From being the party not trusted with the economy, this conference should be proud that Labour is today the only party trusted with the economy" (emphasis added).
The truth is that such a barrage of statistics and claims hides the fragility of Britain's economic position and falsifies the real situation of the working class. The most obvious example of the latter are the unemployment figures where all that has happened is that the part of the working class thrown out of work and never reabsorbed has simply been moved from unemployment benefit, where it is counted, to other benefits, notably invalidity, where it is not.

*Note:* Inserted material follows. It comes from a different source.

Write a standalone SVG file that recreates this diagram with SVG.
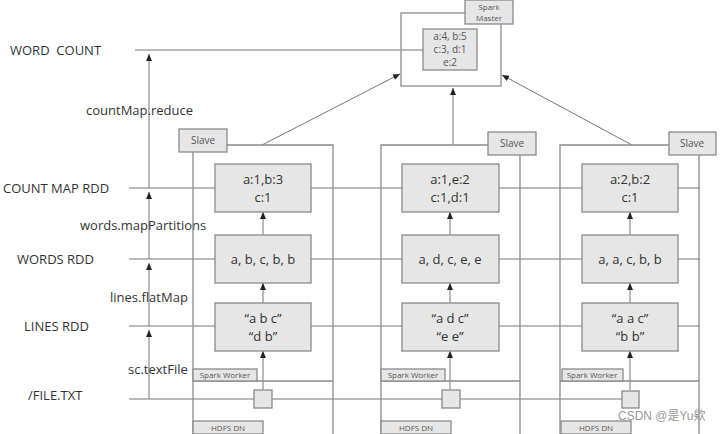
<svg xmlns="http://www.w3.org/2000/svg" width="728" height="434" viewBox="0 0 728 434">
<style>
text{font-family:"Open Sans","Liberation Sans",sans-serif;fill:#333}
.lbl{font-size:13px}
.b{fill:#e6e6e6;stroke:#8a8a8a;stroke-width:1.3}
.o{fill:none;stroke:#8a8a8a;stroke-width:1.3}
.l{stroke:#777;stroke-width:1;fill:none}
.d{font-size:13px;text-anchor:middle}
.s{font-size:9px;text-anchor:middle;fill:#555}
</style>
<defs><marker id="a" markerWidth="8" markerHeight="8" refX="7" refY="4" orient="auto" markerUnits="userSpaceOnUse"><path d="M0,1 L7,4 L0,7z" fill="#222"/></marker></defs>
<rect width="728" height="434" fill="#fff"/>
<g id="connectors">
<line class="l" x1="135" y1="50" x2="423" y2="50"/>
<line class="l" x1="129" y1="188" x2="700" y2="188"/>
<line class="l" x1="129" y1="259" x2="700" y2="259"/>
<line class="l" x1="129" y1="326" x2="700" y2="326"/>
<line class="l" x1="129" y1="399" x2="622" y2="399"/>
<line class="l" x1="149" y1="399" x2="149" y2="330" marker-end="url(#a)"/>
<line class="l" x1="149" y1="326" x2="149" y2="263" marker-end="url(#a)"/>
<line class="l" x1="149" y1="259" x2="149" y2="192" marker-end="url(#a)"/>
<line class="l" x1="149" y1="188" x2="149" y2="54" marker-end="url(#a)"/>
<g>
<line class="l" x1="263" y1="390" x2="263" y2="351" marker-end="url(#a)"/>
<line class="l" x1="263" y1="303" x2="263" y2="283" marker-end="url(#a)"/>
<line class="l" x1="263" y1="235" x2="263" y2="212" marker-end="url(#a)"/>
<line class="l" x1="450" y1="390" x2="450" y2="351" marker-end="url(#a)"/>
<line class="l" x1="450" y1="303" x2="450" y2="283" marker-end="url(#a)"/>
<line class="l" x1="450" y1="235" x2="450" y2="212" marker-end="url(#a)"/>
<line class="l" x1="630" y1="390" x2="630" y2="351" marker-end="url(#a)"/>
<line class="l" x1="630" y1="303" x2="630" y2="283" marker-end="url(#a)"/>
<line class="l" x1="630" y1="235" x2="630" y2="212" marker-end="url(#a)"/>
</g>
<line class="l" x1="262" y1="145" x2="400" y2="74" marker-end="url(#a)"/>
<line class="l" x1="453" y1="145" x2="453" y2="88" marker-end="url(#a)"/>
<line class="l" x1="632" y1="145" x2="502" y2="75" marker-end="url(#a)"/>
</g>
<g id="labels">
<text class="lbl" x="10" y="55" xml:space="preserve">WORD  COUNT</text>
<text class="lbl" x="86" y="115">countMap.reduce</text>
<text class="lbl" x="3" y="193">COUNT MAP RDD</text>
<text class="lbl" x="80" y="230">words.mapPartitions</text>
<text class="lbl" x="17" y="264">WORDS RDD</text>
<text class="lbl" x="110" y="302">lines.flatMap</text>
<text class="lbl" x="24" y="331">LINES RDD</text>
<text class="lbl" x="128" y="374">sc.textFile</text>
<text class="lbl" x="28" y="400">/FILE.TXT</text>
</g>
<g id="master">
<rect class="o" x="401" y="13" width="100" height="73" fill="#fff"/>
<rect class="b" x="465" y="0" width="48" height="24"/>
<text class="s" style="font-size:8px" x="489" y="10">Spark</text><text class="s" style="font-size:8px" x="489" y="21">Master</text>
<rect class="b" x="423" y="29" width="54" height="41"/>
<text class="s" style="font-size:10px" x="450" y="40">a:4, b:5</text>
<text class="s" style="font-size:10px" x="450" y="53">c:3, d:1</text>
<text class="s" style="font-size:10px" x="450" y="66">e:2</text>
</g>
<g id="slave1">
<path class="o" d="M193,434 V145 H333 V434"/>
<rect class="b" x="179" y="129" width="48" height="23"/>
<text class="s" style="font-size:10px" x="203" y="144">Slave</text>
<line class="o" x1="193" y1="381" x2="333" y2="381"/>
<rect class="b" x="193" y="369" width="64" height="12"/>
<text class="s" style="font-size:8px" x="225" y="378">Spark Worker</text>
<rect class="b" x="254" y="390" width="18" height="18"/>
<rect class="b" x="193" y="421" width="70" height="13"/>
<text class="s" style="font-size:8px" x="228" y="431">HDFS DN</text>
<rect class="b" x="215" y="164" width="96" height="48"/>
<text class="d" x="263" y="184">a:1,b:3</text><text class="d" x="263" y="202">c:1</text>
<rect class="b" x="215" y="235" width="96" height="48"/>
<text class="d" x="263" y="264">a, b, c, b, b</text>
<rect class="b" x="215" y="303" width="96" height="48"/>
<text class="d" x="263" y="323">“a b c”</text><text class="d" x="263" y="341">“d b”</text>
</g>
<g id="slave2">
<path class="o" d="M381,434 V145 H520 V434"/>
<rect class="b" x="488" y="132" width="48" height="23"/>
<text class="s" style="font-size:10px" x="512" y="147">Slave</text>
<line class="o" x1="381" y1="381" x2="520" y2="381"/>
<rect class="b" x="381" y="369" width="64" height="12"/>
<text class="s" style="font-size:8px" x="413" y="378">Spark Worker</text>
<rect class="b" x="442" y="390" width="18" height="18"/>
<rect class="b" x="381" y="421" width="70" height="13"/>
<text class="s" style="font-size:8px" x="416" y="431">HDFS DN</text>
<rect class="b" x="402" y="164" width="97" height="48"/>
<text class="d" x="450" y="184">a:1,e:2</text><text class="d" x="450" y="202">c:1,d:1</text>
<rect class="b" x="402" y="235" width="97" height="48"/>
<text class="d" x="450" y="264">a, d, c, e, e</text>
<rect class="b" x="402" y="303" width="97" height="48"/>
<text class="d" x="450" y="323">“a d c”</text><text class="d" x="450" y="341">“e e”</text>
</g>
<g id="slave3">
<path class="o" d="M560,434 V145 H699 V434"/>
<rect class="b" x="669" y="132" width="47" height="23"/>
<text class="s" style="font-size:10px" x="692" y="147">Slave</text>
<line class="o" x1="560" y1="381" x2="699" y2="381"/>
<rect class="b" x="562" y="369" width="61" height="12"/>
<text class="s" style="font-size:8px" x="592" y="378">Spark Worker</text>
<rect class="b" x="622" y="391" width="17" height="17"/>
<rect class="b" x="561" y="421" width="70" height="13"/>
<text class="s" style="font-size:8px" x="596" y="431">HDFS DN</text>
<rect class="b" x="582" y="164" width="96" height="48"/>
<text class="d" x="630" y="184">a:2,b:2</text><text class="d" x="630" y="202">c:1</text>
<rect class="b" x="582" y="235" width="96" height="48"/>
<text class="d" x="630" y="264">a, a, c, b, b</text>
<rect class="b" x="582" y="303" width="96" height="48"/>
<text class="d" x="630" y="323">“a a c”</text><text class="d" x="630" y="341">“b b”</text>
</g>
<text x="618" y="420" style="font-family:'Liberation Sans','Noto Sans CJK SC',sans-serif;font-size:12px;fill:#999">CSDN @是Yu欸</text>
</svg>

At the level of GDP growth, it is true that Britain has exceeded that achieved by its European rivals but it is still below that of America and Australia and, more significantly, it has also followed the global post-war decline in growth. The reversal in this trend over the last few years is not the result of a fundamental improvement in economic performance, as is clear from the below average level of productivity, but from the actions of the state in the preceding twenty or more years that has given Britain a relative advantage by increasing the exploitation of the working class.
One of the main ways it has done this is through the growth of debt. While state debt has remained constant, but relatively low, consumer debt has been allowed to grow substantially. Again, this is not an accident but the consequence of government policy to liberalise the financial sector.
State expenditure in Britain is on a par with that in other developed countries and current projects suggest an increase, which may be necessary if the anticipated slump in house prices leads to a reduction in the growth of consumer debt.
What underlies every aspect of the British economy is the action of the state; not as the owner and micro-manager of economic performance but as the setter of the context, of the direction, dynamic and pace of the economy. This is the reality of state capitalism in the 21st century and the British bourgeoisie practises it at a level befitting its history, experience and ruthlessness.